Alternatively, the checkbox pattern with role=“checkbox” works since toggles functionally behave like checkboxes. Some screen readers have better checkbox support than switch support. Design systems may choose based on target assistive technology compatibility.
Keyboard interaction should allow Space to toggle the state, matching both switch and checkbox conventions. Enter may also be supported for consistency with button behavior. The toggle should be focusable via Tab.
Visual state indication must be clear without relying on color alone. Position (left/right for horizontal toggles), icons (checkmark/X), or text labels (On/Off) provide redundant state information. This ensures users with color vision deficiency can perceive the state.
Labels for toggle switches describe what the toggle controls, not its current state. “Email notifications” labels the toggle; the visual and aria-checked convey whether notifications are on or off. Including state in the label (“Enable email notifications”) can conflict with aria-checked announcements.
Key Considerations
- Use role=“switch” or role=“checkbox” with aria-checked for state
- Ensure Space key toggles the state
- Provide visible focus indication
- Communicate state through more than color (position, icons, or text)
- Label the toggle with what it controls, not its current state
- Announce state changes to screen readers
- Consider whether the toggle takes immediate effect or requires save action
Common Questions
Should toggle switches use the switch role or checkbox role?
The switch role (role=“switch”) semantically matches the toggle concept and is increasingly well-supported. It specifically indicates a binary on/off control. Screen readers may announce “switch, on” which matches the visual metaphor.
The checkbox role works as a fallback when switch support is uncertain. Checkboxes have longer screen reader support history. The behavior is identical; only the announced role differs. Testing with target assistive technologies helps determine the appropriate choice.
How should toggle state be communicated visually?
Toggle state needs multiple visual indicators. Position of the toggle handle (left/right or up/down) provides one indicator. Color change (often green for on, gray for off) provides another. Adding icons or text labels provides a third.
Color alone is insufficient because color-blind users may not perceive the difference. Position change provides a reliable visual indicator. Text labels like “ON” and “OFF” within or beside the toggle provide explicit state communication.
When should toggles versus checkboxes be used?
Toggles typically represent settings that take immediate effect: notifications, dark mode, feature flags. The visual metaphor of a physical switch suggests flipping something on or off now.

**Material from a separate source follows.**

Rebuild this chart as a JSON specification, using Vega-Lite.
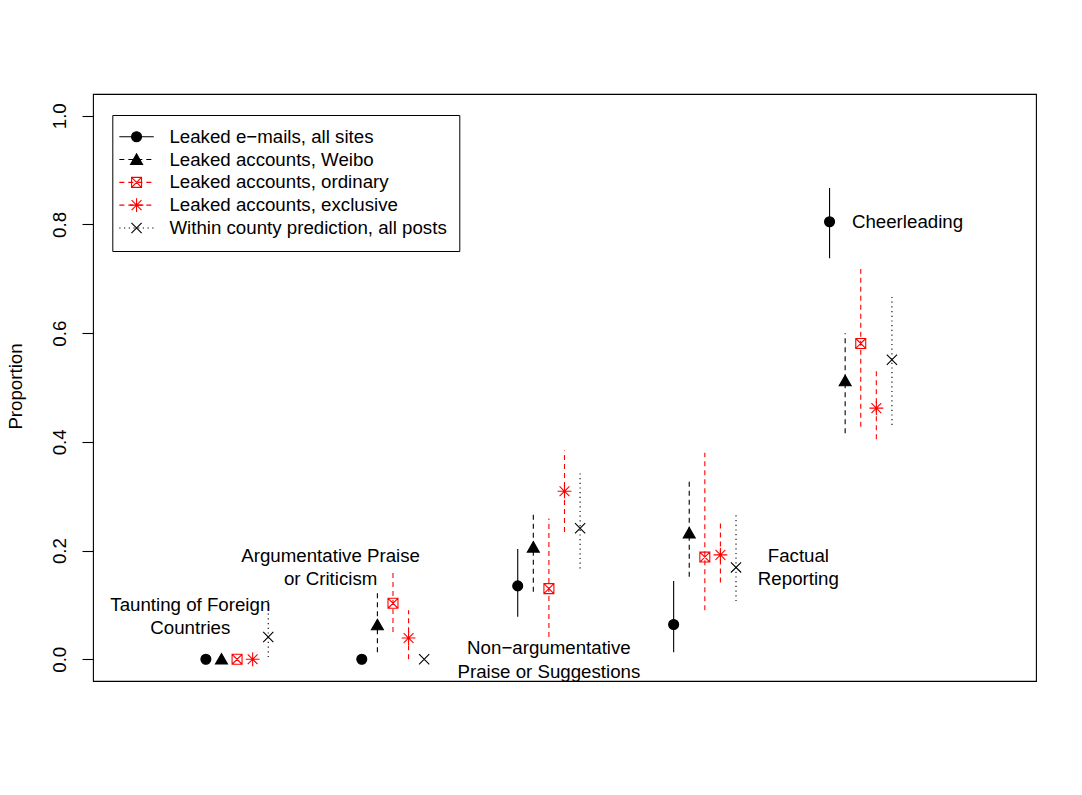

Checkboxes typically represent selections within a larger form that submits as a whole. The checkbox state does not take effect until the form is saved. This distinction is not strict, but it guides appropriate control choice.
Summary
Toggle switch accessibility combines proper ARIA roles (switch or checkbox), aria-checked state communication, keyboard activation, and visual design that conveys state through multiple indicators. Clear labeling and immediate feedback ensure all users can understand and operate toggle controls.